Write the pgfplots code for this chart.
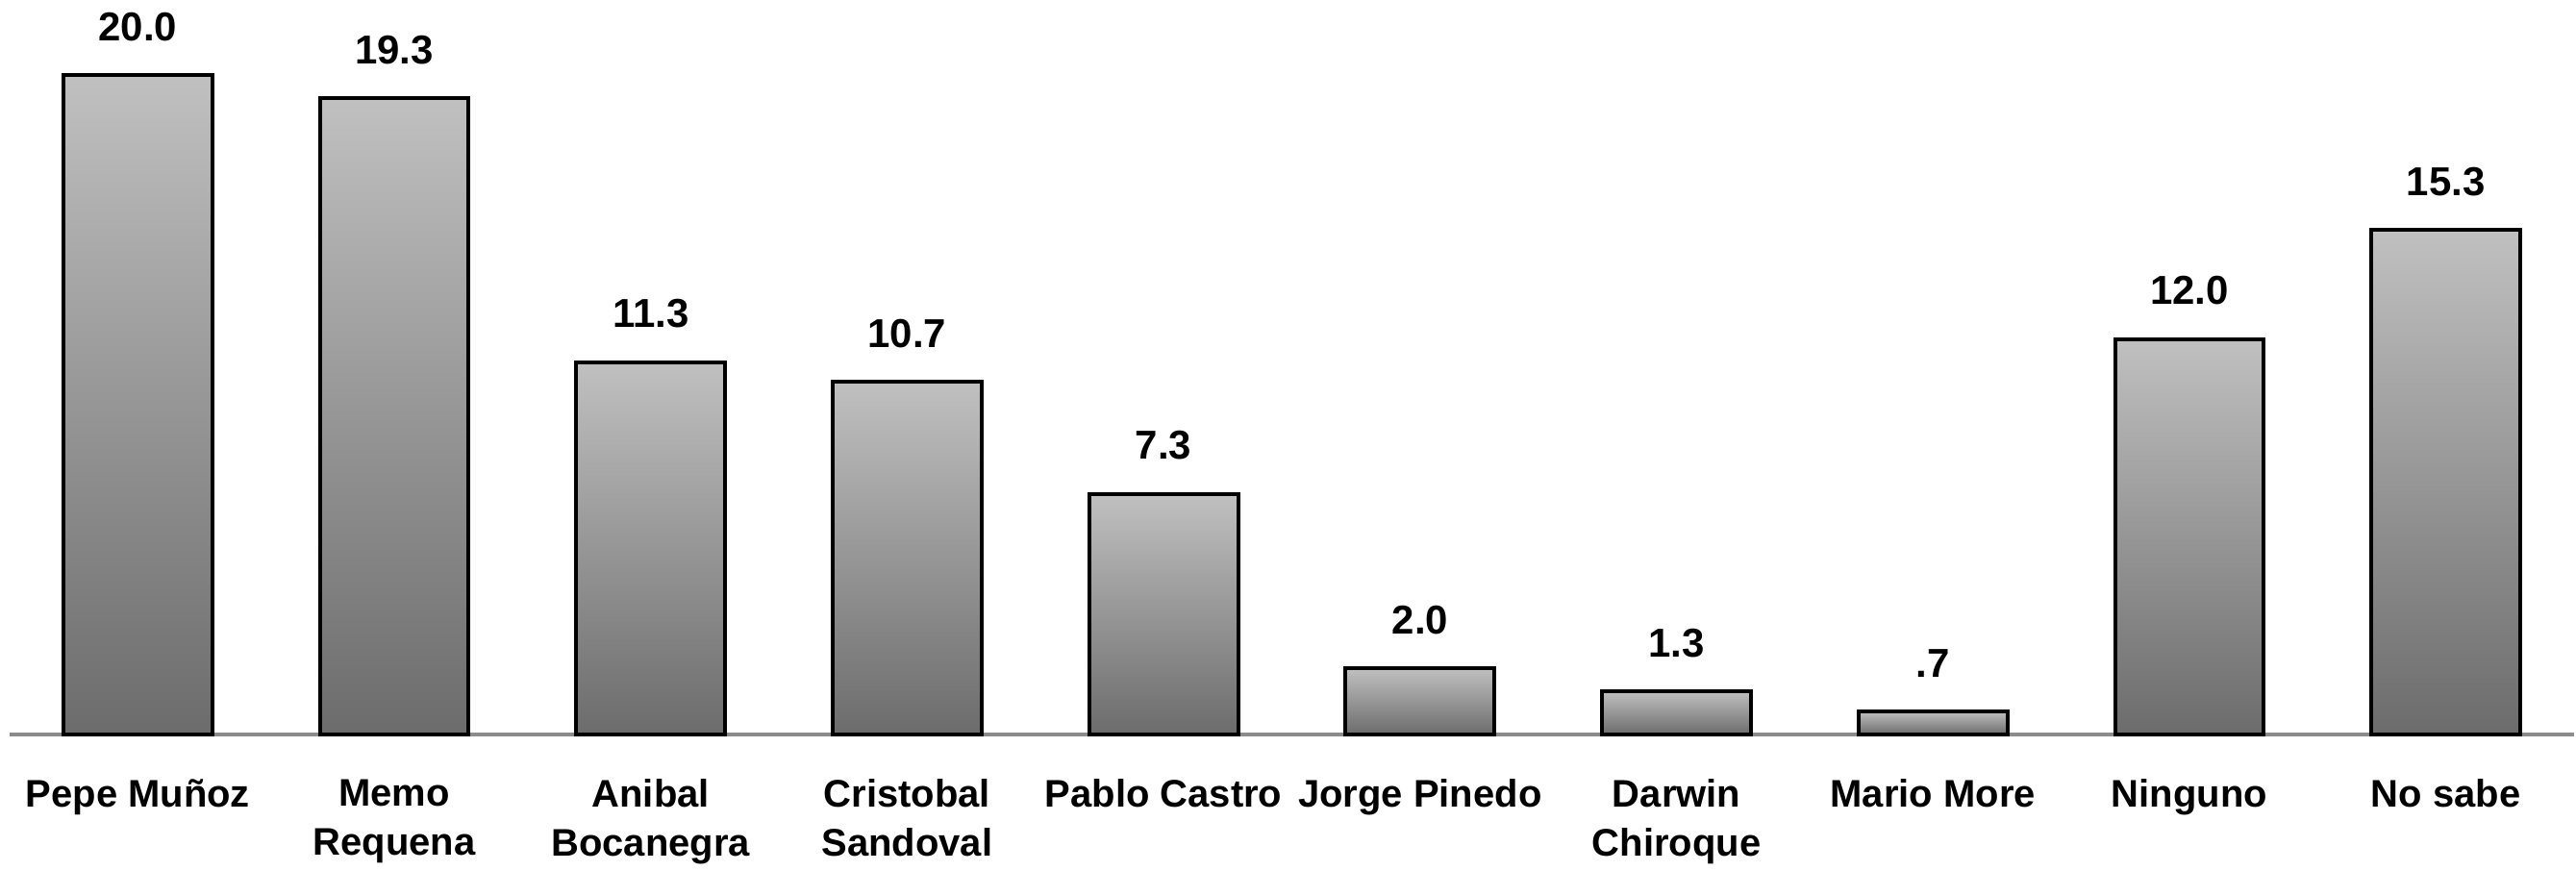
\documentclass[border=0pt]{standalone}
\usepackage{fontspec}
\setmainfont{Liberation Sans}
\usepackage{pgfplots}
\pgfplotsset{compat=1.18}
\begin{document}
\begin{tikzpicture}
\begin{axis}[
  scale only axis,
  width=667.25pt, height=192pt,
  xmin=-0.5, xmax=9.5, ymin=0, ymax=22.39,
  axis x line*=bottom, hide y axis,
  axis line style={draw=black!45, line width=1pt},
  x axis line style={-},
  xtick={0,...,9}, major tick length=0pt,
  xticklabels={Pepe Muñoz, Memo\\Requena, Anibal\\Bocanegra, Cristobal\\Sandoval, Pablo Castro, Jorge Pinedo, Darwin\\Chiroque, Mario More, Ninguno, No sabe},
  xticklabel style={font=\bfseries\fontsize{10}{12.75}\selectfont, align=center, inner ysep=0pt, yshift=-11.5pt},
  clip=false,
  colormap={bargray}{rgb255=(108,108,108) rgb255=(192,192,192)},
]
% gradient fill of each bar (x, y, colour position 0=bottom 1=top)
\addplot[patch, patch type=rectangle, shader=interp, point meta=explicit,
  point meta min=0, point meta max=1] table[meta=c] {
x y c
-0.29 0 0
0.29 0 0
0.29 20.0 1
-0.29 20.0 1
0.71 0 0
1.29 0 0
1.29 19.3 1
0.71 19.3 1
1.71 0 0
2.29 0 0
2.29 11.3 1
1.71 11.3 1
2.71 0 0
3.29 0 0
3.29 10.7 1
2.71 10.7 1
3.71 0 0
4.29 0 0
4.29 7.3 1
3.71 7.3 1
4.71 0 0
5.29 0 0
5.29 2.0 1
4.71 2.0 1
5.71 0 0
6.29 0 0
6.29 1.3 1
5.71 1.3 1
6.71 0 0
7.29 0 0
7.29 0.7 1
6.71 0.7 1
7.71 0 0
8.29 0 0
8.29 12.0 1
7.71 12.0 1
8.71 0 0
9.29 0 0
9.29 15.3 1
8.71 15.3 1
};
% outlines and value labels
\addplot[ybar, bar width=38.75pt, draw=black, line width=1pt, fill=none,
  nodes near coords, point meta=explicit symbolic,
  every node near coord/.append style={font=\bfseries\fontsize{10.5}{12}\selectfont, yshift=5pt}]
  coordinates {(0,20.0) [20.0] (1,19.3) [19.3] (2,11.3) [11.3] (3,10.7) [10.7] (4,7.3) [7.3]
               (5,2.0) [2.0] (6,1.3) [1.3] (7,0.7) [.7] (8,12.0) [12.0] (9,15.3) [15.3]};
\end{axis}
\path ([xshift=-2.5pt,yshift=-35.5pt]current axis.south west) rectangle (current axis.south west);
\end{tikzpicture}
\end{document}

_Task requirements:_ Output all of the data exactly as it stands, minus any images.

_Correct response:_
Write the pgfplots code for this chart.
\documentclass[border=0pt]{standalone}
\usepackage{fontspec}
\setmainfont{Liberation Sans}
\usepackage{pgfplots}
\pgfplotsset{compat=1.18}
\begin{document}
\begin{tikzpicture}
\begin{axis}[
  scale only axis,
  width=667.25pt, height=192pt,
  xmin=-0.5, xmax=9.5, ymin=0, ymax=22.39,
  axis x line*=bottom, hide y axis,
  axis line style={draw=black!45, line width=1pt},
  x axis line style={-},
  xtick={0,...,9}, major tick length=0pt,
  xticklabels={Pepe Muñoz, Memo\\Requena, Anibal\\Bocanegra, Cristobal\\Sandoval, Pablo Castro, Jorge Pinedo, Darwin\\Chiroque, Mario More, Ninguno, No sabe},
  xticklabel style={font=\bfseries\fontsize{10}{12.75}\selectfont, align=center, inner ysep=0pt, yshift=-11.5pt},
  clip=false,
  colormap={bargray}{rgb255=(108,108,108) rgb255=(192,192,192)},
]
% gradient fill of each bar (x, y, colour position 0=bottom 1=top)
\addplot[patch, patch type=rectangle, shader=interp, point meta=explicit,
  point meta min=0, point meta max=1] table[meta=c] {
x y c
-0.29 0 0
0.29 0 0
0.29 20.0 1
-0.29 20.0 1
0.71 0 0
1.29 0 0
1.29 19.3 1
0.71 19.3 1
1.71 0 0
2.29 0 0
2.29 11.3 1
1.71 11.3 1
2.71 0 0
3.29 0 0
3.29 10.7 1
2.71 10.7 1
3.71 0 0
4.29 0 0
4.29 7.3 1
3.71 7.3 1
4.71 0 0
5.29 0 0
5.29 2.0 1
4.71 2.0 1
5.71 0 0
6.29 0 0
6.29 1.3 1
5.71 1.3 1
6.71 0 0
7.29 0 0
7.29 0.7 1
6.71 0.7 1
7.71 0 0
8.29 0 0
8.29 12.0 1
7.71 12.0 1
8.71 0 0
9.29 0 0
9.29 15.3 1
8.71 15.3 1
};
% outlines and value labels
\addplot[ybar, bar width=38.75pt, draw=black, line width=1pt, fill=none,
  nodes near coords, point meta=explicit symbolic,
  every node near coord/.append style={font=\bfseries\fontsize{10.5}{12}\selectfont, yshift=5pt}]
  coordinates {(0,20.0) [20.0] (1,19.3) [19.3] (2,11.3) [11.3] (3,10.7) [10.7] (4,7.3) [7.3]
               (5,2.0) [2.0] (6,1.3) [1.3] (7,0.7) [.7] (8,12.0) [12.0] (9,15.3) [15.3]};
\end{axis}
\path ([xshift=-2.5pt,yshift=-35.5pt]current axis.south west) rectangle (current axis.south west);
\end{tikzpicture}
\end{document}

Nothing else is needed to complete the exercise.